WHAT TO DO - Report how many lines contain "matplotlib", with no other words.

RECORDS FOR PROCESSING -
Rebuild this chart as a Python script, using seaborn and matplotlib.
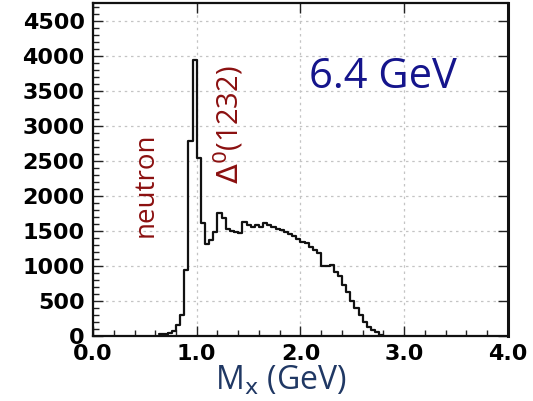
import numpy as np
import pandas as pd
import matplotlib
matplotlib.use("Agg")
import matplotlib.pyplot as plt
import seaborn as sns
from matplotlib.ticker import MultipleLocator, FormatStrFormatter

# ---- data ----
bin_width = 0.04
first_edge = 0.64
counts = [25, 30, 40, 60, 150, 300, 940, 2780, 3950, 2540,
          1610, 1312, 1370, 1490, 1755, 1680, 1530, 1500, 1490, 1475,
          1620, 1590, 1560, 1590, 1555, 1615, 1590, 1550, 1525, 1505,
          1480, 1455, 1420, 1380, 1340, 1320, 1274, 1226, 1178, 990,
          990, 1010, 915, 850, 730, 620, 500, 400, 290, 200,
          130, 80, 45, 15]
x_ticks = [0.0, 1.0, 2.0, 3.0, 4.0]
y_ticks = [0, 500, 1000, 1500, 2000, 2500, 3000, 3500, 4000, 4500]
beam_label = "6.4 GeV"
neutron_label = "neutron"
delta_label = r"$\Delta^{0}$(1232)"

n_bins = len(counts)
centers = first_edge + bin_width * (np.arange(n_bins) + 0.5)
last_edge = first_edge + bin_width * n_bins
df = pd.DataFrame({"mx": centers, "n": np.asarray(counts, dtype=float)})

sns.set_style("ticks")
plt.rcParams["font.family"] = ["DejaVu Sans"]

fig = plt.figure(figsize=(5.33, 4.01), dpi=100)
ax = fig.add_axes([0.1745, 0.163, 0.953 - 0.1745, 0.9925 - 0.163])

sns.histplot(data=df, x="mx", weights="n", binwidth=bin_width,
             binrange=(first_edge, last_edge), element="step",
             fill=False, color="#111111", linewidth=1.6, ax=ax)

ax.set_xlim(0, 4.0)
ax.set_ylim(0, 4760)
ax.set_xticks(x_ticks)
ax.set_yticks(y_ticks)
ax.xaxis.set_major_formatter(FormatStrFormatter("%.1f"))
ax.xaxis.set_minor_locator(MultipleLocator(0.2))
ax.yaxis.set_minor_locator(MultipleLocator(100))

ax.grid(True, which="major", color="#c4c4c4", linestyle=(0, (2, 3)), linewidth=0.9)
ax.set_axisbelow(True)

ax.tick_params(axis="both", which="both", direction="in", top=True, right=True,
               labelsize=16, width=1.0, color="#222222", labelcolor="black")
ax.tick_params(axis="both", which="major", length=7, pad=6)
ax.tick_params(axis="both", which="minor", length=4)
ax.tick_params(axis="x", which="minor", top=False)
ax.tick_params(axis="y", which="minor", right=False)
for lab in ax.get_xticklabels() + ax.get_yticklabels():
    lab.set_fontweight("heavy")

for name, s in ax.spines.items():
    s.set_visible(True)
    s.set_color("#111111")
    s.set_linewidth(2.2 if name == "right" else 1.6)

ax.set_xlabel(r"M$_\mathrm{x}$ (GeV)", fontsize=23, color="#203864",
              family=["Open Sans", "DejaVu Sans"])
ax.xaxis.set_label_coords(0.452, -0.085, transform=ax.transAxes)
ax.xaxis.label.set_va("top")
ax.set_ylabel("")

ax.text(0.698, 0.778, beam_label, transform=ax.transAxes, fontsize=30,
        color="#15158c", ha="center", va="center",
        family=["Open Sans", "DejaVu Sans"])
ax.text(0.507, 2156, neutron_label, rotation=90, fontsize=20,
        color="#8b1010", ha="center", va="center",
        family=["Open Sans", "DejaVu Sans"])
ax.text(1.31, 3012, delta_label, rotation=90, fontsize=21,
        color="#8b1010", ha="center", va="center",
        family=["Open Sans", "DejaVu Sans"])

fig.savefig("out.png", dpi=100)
...
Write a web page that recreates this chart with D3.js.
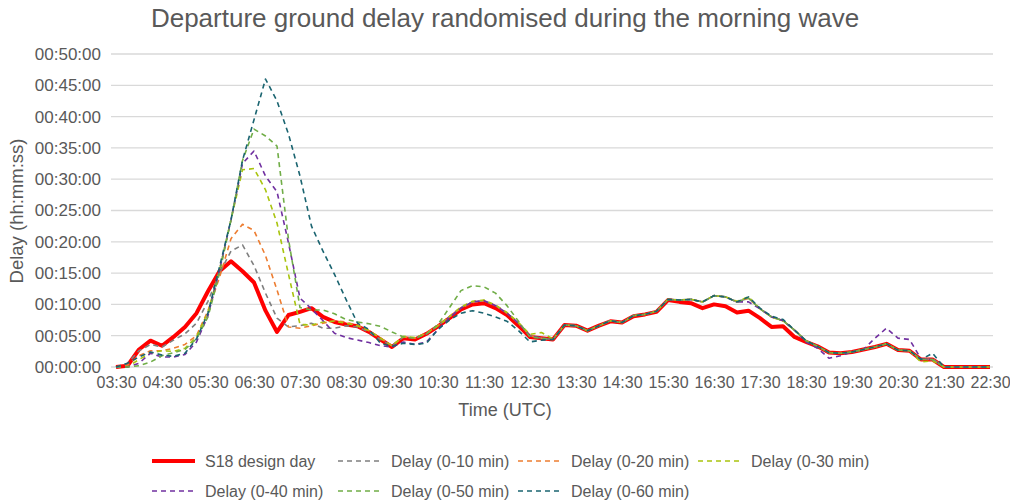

TASK OUTPUT - 5